Gurdjieff taught that the emotional brain operated much faster than the intellectual brain, and I recognized that from my own self-observation of my functioning.  I would be just starting on some kind of intellectual analysis of a difficult situation, e.g., but an emotion which was an evaluation of the situation was already rising and often took over almost instantly, and hijacked my further thinking and remembering to fit the emotion.

In the last couple of decades we now have neurological research to support this idea that the emotional functions operates “faster” than the intellectual function.  If you trace the path of neural impulses from our sense organs, our raw information about what’s happening around us, you’ll find that shortly after they start toward the brain they split into two separate paths.  The raw sensory information, after a few additional neural relay steps, each of which takes some real time, goes on to the frontal cortex parts of the brain where we think “higher” intellectual appraisal and decision-making happens.  But the other split path is shorter and goes to a cruder part of the brain, so arrives there before anything gets to the intellectual parts.  This cruder part is not as discriminating, and tends to make binary “Good!” or “Bad!” decisions rather than “a little good but also some bad” kinds of decisions.  This emotional function has the power to instantly generate strong emotions, which can both drown out what the intellectual part is going to try to work out a few moments later and/or hijack practically all of our conscious attention, so the emotion, the reaction is central to our experience, rather than the information it’s supposed to be about.  This can also distort our otherwise rational thinking processes so they support the emotions.  The emotional brain is yelling “Bad!” and the thinking brain somehow starts to pull up relevant bad memories, etc., reinforcing the “Bad!” signal.  The strong way the emotional brain “yells,” it usually takes priority in shaping experience.

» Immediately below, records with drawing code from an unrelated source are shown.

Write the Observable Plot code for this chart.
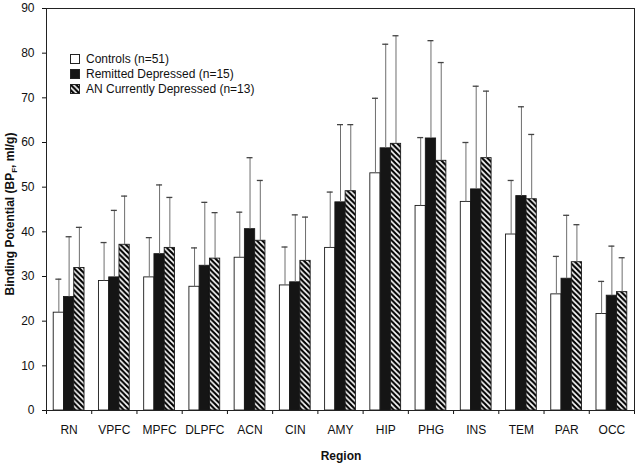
<!DOCTYPE html>
<html><head><meta charset="utf-8">
<script src="https://cdn.jsdelivr.net/npm/d3@7"></script>
<script src="https://cdn.jsdelivr.net/npm/@observablehq/plot@0.6"></script>
<style>
body{margin:0;background:#fff;font-family:"Liberation Sans",Arial,Helvetica,sans-serif;}
#chart{position:relative;width:636px;height:463px;}
#legend{position:absolute;left:70px;top:51px;font-size:12px;color:#111;}
#legend .row{display:flex;align-items:center;height:15.3px;}
#legend svg{margin-right:6px;}
</style></head><body><div id="chart"><div id="legend"></div></div>
<script>
const regions = ["RN","VPFC","MPFC","DLPFC","ACN","CIN","AMY","HIP","PHG","INS","TEM","PAR","OCC"];
const groups = ["Controls (n=51)", "Remitted Depressed (n=15)", "AN Currently Depressed (n=13)"];
const controls       = [21.9, 29.0, 29.8, 27.7, 34.2, 28.0, 36.4, 53.1, 45.8, 46.7, 39.4, 26.0, 21.6];
const controlsTop    = [29.4, 37.6, 38.7, 36.4, 44.4, 36.6, 48.9, 69.9, 61.1, 60.0, 51.5, 34.5, 28.9];
const remitted       = [25.4, 29.8, 35.0, 32.4, 40.6, 28.7, 46.6, 58.7, 60.9, 49.5, 48.0, 29.5, 25.7];
const remittedTop    = [38.9, 44.8, 50.5, 46.6, 56.6, 43.8, 64.0, 82.0, 82.8, 72.6, 68.0, 43.7, 36.8];
const current        = [31.9, 37.1, 36.4, 34.0, 38.0, 33.5, 49.1, 59.7, 55.9, 56.5, 47.3, 33.2, 26.5];
const currentTop     = [41.0, 48.0, 47.7, 44.3, 51.5, 43.3, 64.0, 83.9, 77.9, 71.5, 61.8, 41.6, 34.2];
const yTicks = [0,10,20,30,40,50,60,70,80,90];

const means = [controls, remitted, current];
const tops = [controlsTop, remittedTop, currentTop];
const fills = ["white", "#151515", "url(#hatch)"];
const data = regions.flatMap((r, i) => groups.map((g, j) => ({r, i, j, g, mean: means[j][i], top: tops[j][i]})));

const barW = 0.227, off = (1 - 3 * barW) / 2, cap = 0.066;
const bx1 = d => d.i + off + d.j * barW;
const bx2 = d => bx1(d) + barW;
const bxc = d => bx1(d) + barW / 2;

const bars = groups.map((g, j) => Plot.rectY(data.filter(d => d.j === j), {
  x1: bx1, x2: bx2, y1: 0, y2: "mean", fill: fills[j], stroke: "#1a1a1a", strokeWidth: 0.9
}));

const plot = Plot.plot({
  width: 636, height: 463,
  marginLeft: 46, marginRight: 2, marginTop: 8, marginBottom: 53,
  x: {domain: [0, 13]},
  y: {domain: [0, 90]},
  style: {fontFamily: '"Liberation Sans", Arial, sans-serif', fontSize: "12px", color: "#111", background: "white"},
  marks: [
    ...bars,
    Plot.ruleX(data, {x: bxc, y1: "mean", y2: "top", stroke: "#6e6e6e", strokeWidth: 1}),
    Plot.ruleY(data, {y: "top", x1: d => bxc(d) - cap, x2: d => bxc(d) + cap, stroke: "#444", strokeWidth: 1.3}),
    Plot.axisY({ticks: yTicks, tickSize: 4, tickPadding: 8, label: null, tickFormat: d3.format("d")}),
    Plot.axisX({ticks: d3.range(0, 14), tickSize: 4, tickFormat: () => "", label: null}),
    Plot.axisX({ticks: regions.map((r, i) => i + 0.5), tickSize: 0, tickPadding: 15, label: null,
                tickFormat: v => regions[Math.floor(v)]}),
    Plot.frame({stroke: "#222", strokeWidth: 1})
  ]
});

const P = 5.4;
const hatchDef = id => '<pattern id="' + id + '" patternUnits="userSpaceOnUse" width="' + P + '" height="' + P + '">' +
  '<rect width="' + P + '" height="' + P + '" fill="white"/>' +
  '<path d="M-1,-1 L' + (P + 1) + ',' + (P + 1) + ' M-1,' + (P - 1) + ' L1,' + (P + 1) + ' M' + (P - 1) + ',-1 L' + (P + 1) + ',1" stroke="#000" stroke-width="2.1"/></pattern>';

const svg = d3.select(plot);
svg.insert("defs", ":first-child").html(hatchDef("hatch"));

const yt = svg.append("text")
  .attr("transform", "translate(14,214) rotate(-90)")
  .attr("text-anchor", "middle")
  .attr("font-weight", "bold")
  .attr("font-size", 12)
  .attr("fill", "#111");
yt.append("tspan").text("Binding Potential (BP");
yt.append("tspan").attr("font-size", 8).attr("dy", 3).text("F");
yt.append("tspan").attr("dy", -3).text(", ml/g)");

svg.append("text")
  .attr("x", 341).attr("y", 460)
  .attr("text-anchor", "middle")
  .attr("font-weight", "bold")
  .attr("font-size", 12)
  .attr("fill", "#111")
  .text("Region");

document.getElementById("chart").prepend(plot);

const legend = d3.select("#legend");
groups.forEach((g, j) => {
  const row = legend.append("div").attr("class", "row");
  const s = row.append("svg").attr("width", 10).attr("height", 10);
  if (j === 2) s.append("defs").html(hatchDef("hatchL"));
  s.append("rect").attr("x", 0.5).attr("y", 0.5).attr("width", 9).attr("height", 9)
    .attr("fill", j === 2 ? "url(#hatchL)" : fills[j]).attr("stroke", "#222");
  row.append("span").text(g);
});
</script></body></html>
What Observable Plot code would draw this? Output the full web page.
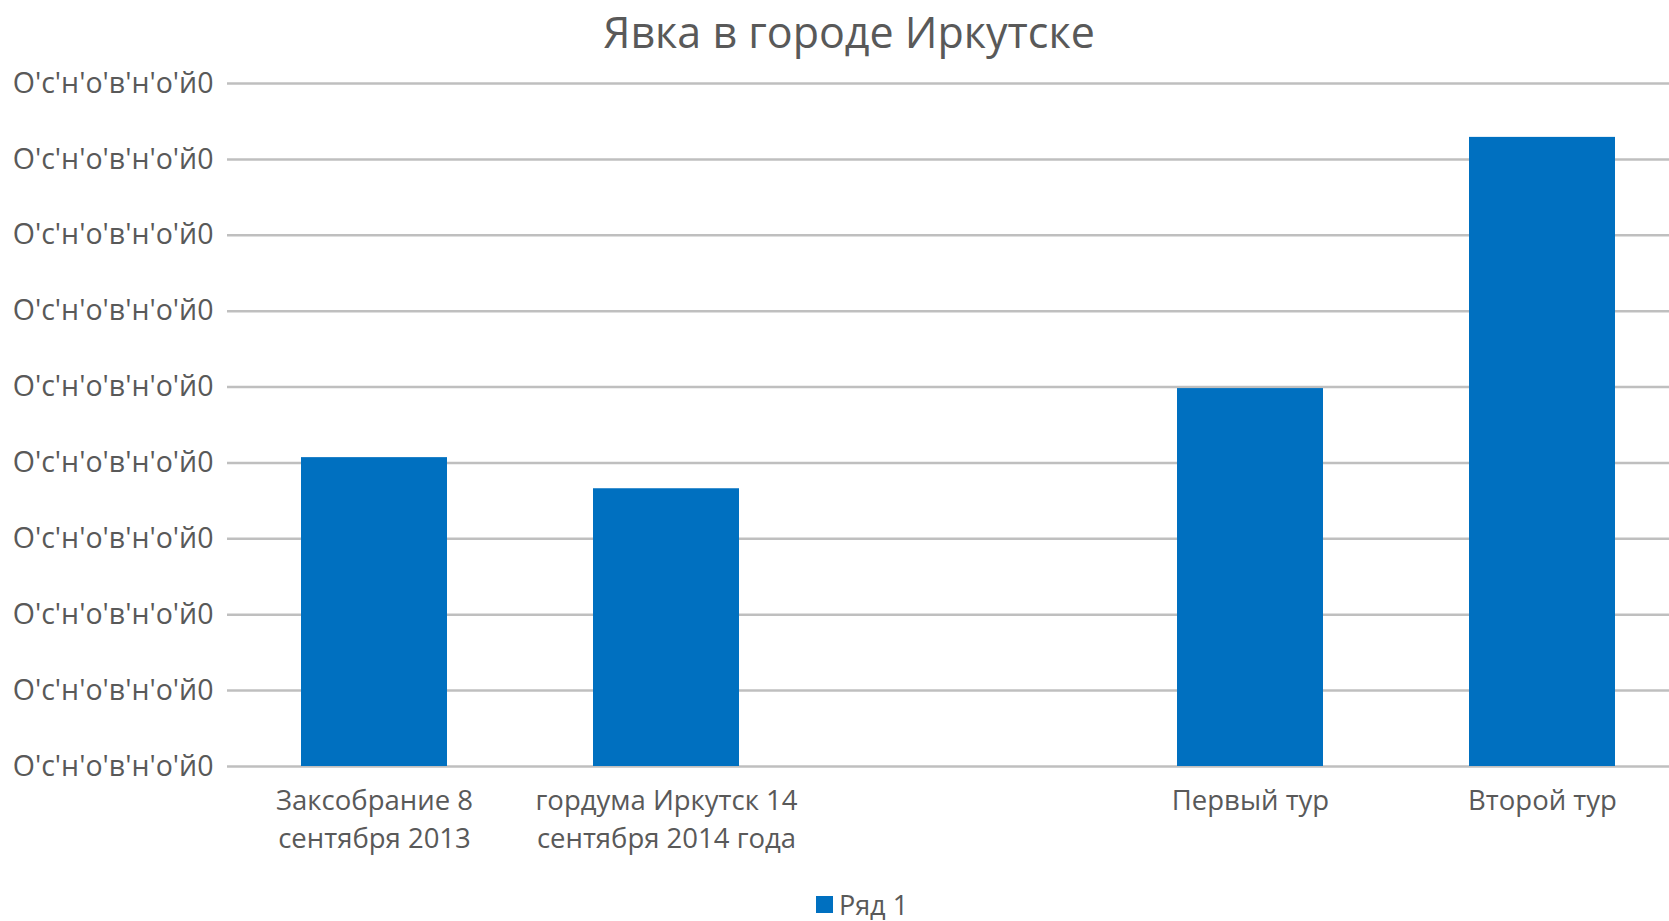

This kind of distortion is often talked about in Buddhist teachings.  A traditional example is you are walking through the jungle at twilight when you suddenly see a poisonous snake on the path, and leap back in fear.  Then as you calm down and look more clearly, you see it’s just a piece of rope lying in the bushes, not a deadly snake.

snake on path

 

 

 

 

 

 

 

 

 

This traditional teaching story is an excellent example of the way our consciousness is distorted in illusory ways, but it could also be used as an example of the value of the emotional brain.  In dim light conditions the piece of rope looked enough like a snake that the emotional brain instantly made its “Deadly danger!” decision and spurred you to jump back.  If you had stood there your intellectual brain might have told you to look more closely, “Oh, it’s a piece of rope that just looks kind of like a snake, no need to get excited.”  But, if it actually had been a snake, you might of been bitten and then died while your intellectual brain was being more precise.  So the extra rapidity and the, to use a Western metaphor, “Shoot first and ask questions later!” operating style of the emotional brain can save your life.  Better embarrassed at being spooked and alive than dead.

What got me thinking about this was a retreat this weekend with Lama Sogyal Rinpoche, where, among many other things, the value of training your attention in a “meditative” kind of way included a more clear and precise sensing of ongoing feelings in the body.  This made perfect sense to me as the primary Gurdjieffian technique I practiced for many years involved splitting my conscious attention, with a small percentage keeping track of bodily feelings.

I usually thought of that attention to bodily feelings as primarily being a way of anchoring my mind in the here-and-now.  My intellectual and emotional minds can wander way off in the “there-and-then,” but my body feelings always take place in the here-and-now, and so serve to anchor me here.  But I observed after doing this for some time that deliberately using some of my attention to monitor bodily sensations sensitized me to low levels of emotional feelings in the body, the first stirrings of the emotional function.  These often would serve to remind me to pay more attention to the emotional components of my ongoing experience, and discover some feeling had indeed been activated, some decision about the situation I was in had been made or was at least being considered by the emotional function, but I wasn’t yet consciously clear about it through being lost in intellectual activity.  I feel the tuning into my emotions this way has made me more emotionally intelligent, not to just my own feelings, but in sensing emotional states in others.

This brings us to the main point I want to put on record here.  Many (most?) of us do not keep much track of all of body sensation, so insofar as our emotional center is somewhat aroused and trying to get our attention, we don’t notice it.  Yet this emotional center is designed to be noticed, so the need to get our attention may build until a powerful jolt of emotion demands our attention, hijacks our consciousness.  Insofar as it’s our habit to not pay attention to these more subtle bodily feelings that could be a cue to the working of our emotional center, it makes some sense to think that the emotional center is not only shouting at us what it thinks there is deadly danger, it’s gotten in the habit of shouting at us most of the time because otherwise we simply don’t pay any attention.  

If we’ve gotten used to only noticing emotional shouting, that reinforces our habit of ignoring the more subtle emotional information presented us.  If we will only notice powerful emotions, we will be bombarded with powerful emotions as the only way to get our attention.

I think we’re lucky to live in the present time, certainly at least in the modern West, as many techniques have been developed for becoming more sensitive to, accepting of, and intelligent about our emotions, such as various psychotherapeutic methods, sensitivity training, etc.   Paying clearer attention to subtle bodily feelings is certainly not the only way to then develop emotional intelligence, but I’m very impressed with what it can do and recommend it.  I’ve discussed the practical side of it in various ways and at some length in my three books which work at integrating Gurdjieff’s ideas with modern psychology, Waking Up: Overcoming the Obstacles to Human Potential,  Living the Mindful Life, and Mind Science: Meditation Training for Practical People.